What you should do:
Extract from the listing each line in which the word "Python" appears.
--- Recorded data ---
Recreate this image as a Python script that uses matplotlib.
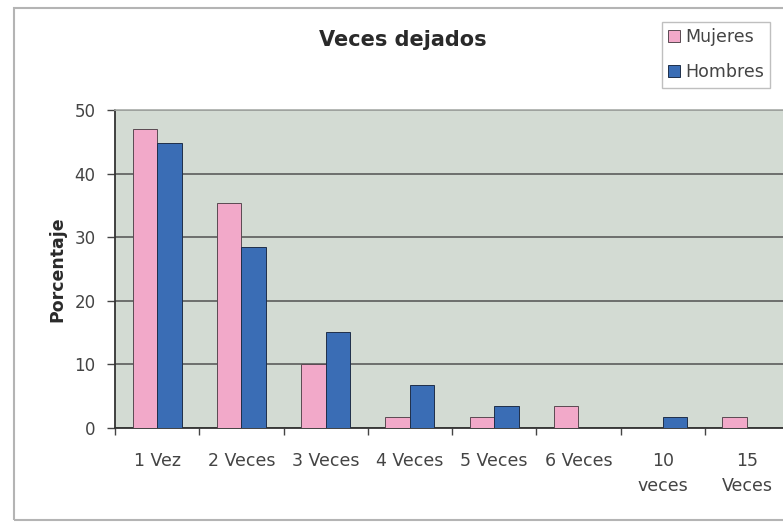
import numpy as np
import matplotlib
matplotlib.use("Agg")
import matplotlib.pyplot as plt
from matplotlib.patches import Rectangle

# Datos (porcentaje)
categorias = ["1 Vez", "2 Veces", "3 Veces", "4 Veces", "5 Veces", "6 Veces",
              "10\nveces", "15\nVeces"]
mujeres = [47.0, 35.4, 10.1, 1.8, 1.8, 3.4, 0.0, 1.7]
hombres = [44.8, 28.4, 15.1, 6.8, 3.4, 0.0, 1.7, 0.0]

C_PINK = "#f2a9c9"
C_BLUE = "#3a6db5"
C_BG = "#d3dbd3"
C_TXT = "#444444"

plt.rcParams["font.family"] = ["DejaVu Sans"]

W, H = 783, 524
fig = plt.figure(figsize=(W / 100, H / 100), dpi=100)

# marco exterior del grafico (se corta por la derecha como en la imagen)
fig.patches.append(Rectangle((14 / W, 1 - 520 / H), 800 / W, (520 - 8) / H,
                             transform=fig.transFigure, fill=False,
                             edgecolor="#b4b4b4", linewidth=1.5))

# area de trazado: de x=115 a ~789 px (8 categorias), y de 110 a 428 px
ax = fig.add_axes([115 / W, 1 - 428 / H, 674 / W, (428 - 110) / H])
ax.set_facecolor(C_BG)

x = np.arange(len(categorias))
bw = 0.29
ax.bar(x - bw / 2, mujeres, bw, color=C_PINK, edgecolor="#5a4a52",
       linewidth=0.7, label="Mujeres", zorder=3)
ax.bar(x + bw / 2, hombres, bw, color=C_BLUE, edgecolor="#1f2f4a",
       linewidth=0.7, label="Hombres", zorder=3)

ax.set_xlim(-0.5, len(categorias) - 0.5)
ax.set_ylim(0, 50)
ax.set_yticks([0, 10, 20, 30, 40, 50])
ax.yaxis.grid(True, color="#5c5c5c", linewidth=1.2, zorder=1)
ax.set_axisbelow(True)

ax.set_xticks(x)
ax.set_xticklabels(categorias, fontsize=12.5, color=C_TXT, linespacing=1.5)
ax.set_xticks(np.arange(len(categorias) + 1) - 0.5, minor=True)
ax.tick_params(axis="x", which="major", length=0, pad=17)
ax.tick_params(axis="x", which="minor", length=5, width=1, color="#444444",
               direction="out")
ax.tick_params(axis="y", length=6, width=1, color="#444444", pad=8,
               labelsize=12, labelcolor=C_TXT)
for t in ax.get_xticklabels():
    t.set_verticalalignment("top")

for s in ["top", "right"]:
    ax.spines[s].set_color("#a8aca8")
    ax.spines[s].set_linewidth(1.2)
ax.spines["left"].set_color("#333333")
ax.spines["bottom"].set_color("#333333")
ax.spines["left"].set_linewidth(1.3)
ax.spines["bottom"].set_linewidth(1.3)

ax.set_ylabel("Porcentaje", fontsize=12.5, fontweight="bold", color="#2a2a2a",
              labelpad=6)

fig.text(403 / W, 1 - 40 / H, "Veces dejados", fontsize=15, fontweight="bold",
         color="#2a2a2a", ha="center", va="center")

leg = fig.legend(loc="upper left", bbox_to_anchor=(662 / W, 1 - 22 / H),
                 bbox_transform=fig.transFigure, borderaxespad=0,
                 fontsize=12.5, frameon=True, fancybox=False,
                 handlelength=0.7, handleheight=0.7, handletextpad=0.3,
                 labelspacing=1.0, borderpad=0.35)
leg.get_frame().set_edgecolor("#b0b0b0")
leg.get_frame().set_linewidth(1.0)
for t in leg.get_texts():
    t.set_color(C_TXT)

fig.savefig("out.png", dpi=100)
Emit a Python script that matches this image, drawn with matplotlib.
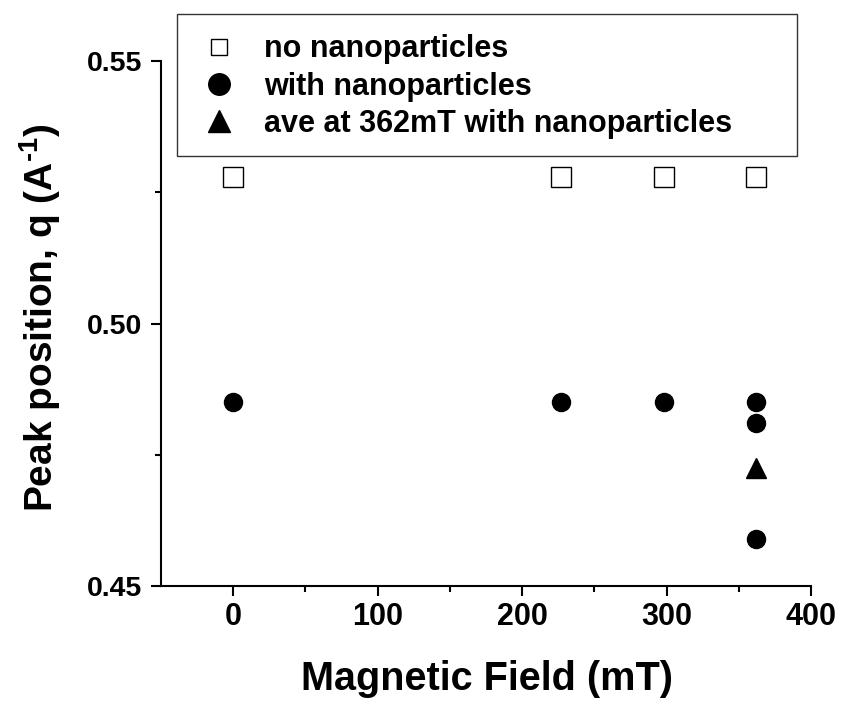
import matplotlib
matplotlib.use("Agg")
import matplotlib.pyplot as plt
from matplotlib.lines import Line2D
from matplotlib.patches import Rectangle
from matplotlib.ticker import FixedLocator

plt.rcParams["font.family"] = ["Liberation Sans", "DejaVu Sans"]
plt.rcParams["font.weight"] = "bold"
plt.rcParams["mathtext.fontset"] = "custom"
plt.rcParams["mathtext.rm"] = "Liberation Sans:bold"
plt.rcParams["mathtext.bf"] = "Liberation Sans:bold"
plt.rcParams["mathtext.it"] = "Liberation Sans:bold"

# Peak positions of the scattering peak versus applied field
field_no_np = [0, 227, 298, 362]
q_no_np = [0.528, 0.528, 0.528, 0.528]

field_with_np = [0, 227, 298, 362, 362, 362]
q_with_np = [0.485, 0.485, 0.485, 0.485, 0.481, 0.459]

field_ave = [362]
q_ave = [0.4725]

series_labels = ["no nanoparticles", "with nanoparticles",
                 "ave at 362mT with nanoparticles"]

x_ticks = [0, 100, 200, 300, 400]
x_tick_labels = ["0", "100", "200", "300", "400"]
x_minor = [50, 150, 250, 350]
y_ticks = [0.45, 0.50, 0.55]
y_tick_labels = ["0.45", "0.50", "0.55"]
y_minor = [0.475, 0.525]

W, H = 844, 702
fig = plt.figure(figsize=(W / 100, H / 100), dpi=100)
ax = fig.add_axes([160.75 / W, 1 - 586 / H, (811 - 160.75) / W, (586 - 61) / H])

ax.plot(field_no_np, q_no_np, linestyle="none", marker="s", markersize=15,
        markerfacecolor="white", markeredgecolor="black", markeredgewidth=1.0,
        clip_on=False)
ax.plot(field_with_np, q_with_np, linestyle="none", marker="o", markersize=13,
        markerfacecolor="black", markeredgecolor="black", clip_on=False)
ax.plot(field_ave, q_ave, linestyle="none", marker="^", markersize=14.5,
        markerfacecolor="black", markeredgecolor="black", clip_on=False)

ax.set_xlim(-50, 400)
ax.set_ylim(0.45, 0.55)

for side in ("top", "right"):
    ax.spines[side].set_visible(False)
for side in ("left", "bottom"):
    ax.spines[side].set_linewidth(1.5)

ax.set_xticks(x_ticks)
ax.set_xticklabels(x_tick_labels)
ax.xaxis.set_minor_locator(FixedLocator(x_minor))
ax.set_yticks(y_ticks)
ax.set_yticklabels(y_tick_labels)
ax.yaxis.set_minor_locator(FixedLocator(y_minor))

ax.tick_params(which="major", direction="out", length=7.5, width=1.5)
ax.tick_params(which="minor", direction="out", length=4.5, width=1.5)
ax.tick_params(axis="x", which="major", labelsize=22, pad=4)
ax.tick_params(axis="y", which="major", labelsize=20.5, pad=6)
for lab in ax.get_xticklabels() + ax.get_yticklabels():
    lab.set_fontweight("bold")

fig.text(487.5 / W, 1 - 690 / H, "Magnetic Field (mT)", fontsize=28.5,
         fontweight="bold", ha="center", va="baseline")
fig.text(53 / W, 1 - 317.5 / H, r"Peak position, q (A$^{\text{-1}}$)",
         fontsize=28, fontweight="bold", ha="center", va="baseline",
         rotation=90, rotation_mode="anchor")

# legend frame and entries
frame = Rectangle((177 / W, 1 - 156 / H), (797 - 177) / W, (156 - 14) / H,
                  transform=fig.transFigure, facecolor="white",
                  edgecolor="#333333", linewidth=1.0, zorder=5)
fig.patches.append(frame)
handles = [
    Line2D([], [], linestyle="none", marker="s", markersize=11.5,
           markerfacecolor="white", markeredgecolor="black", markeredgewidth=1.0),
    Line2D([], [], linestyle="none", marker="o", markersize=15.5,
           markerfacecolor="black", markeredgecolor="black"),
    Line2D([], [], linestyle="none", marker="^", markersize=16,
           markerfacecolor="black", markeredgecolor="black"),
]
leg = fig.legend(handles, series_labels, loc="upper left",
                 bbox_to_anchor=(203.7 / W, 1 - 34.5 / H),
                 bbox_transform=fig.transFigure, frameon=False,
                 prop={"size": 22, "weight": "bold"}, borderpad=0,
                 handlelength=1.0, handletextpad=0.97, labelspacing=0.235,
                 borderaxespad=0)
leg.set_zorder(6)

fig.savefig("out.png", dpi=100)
---
The output:
Recreate this image as a Python script that uses matplotlib.
Emit a Python script that matches this image, drawn with matplotlib.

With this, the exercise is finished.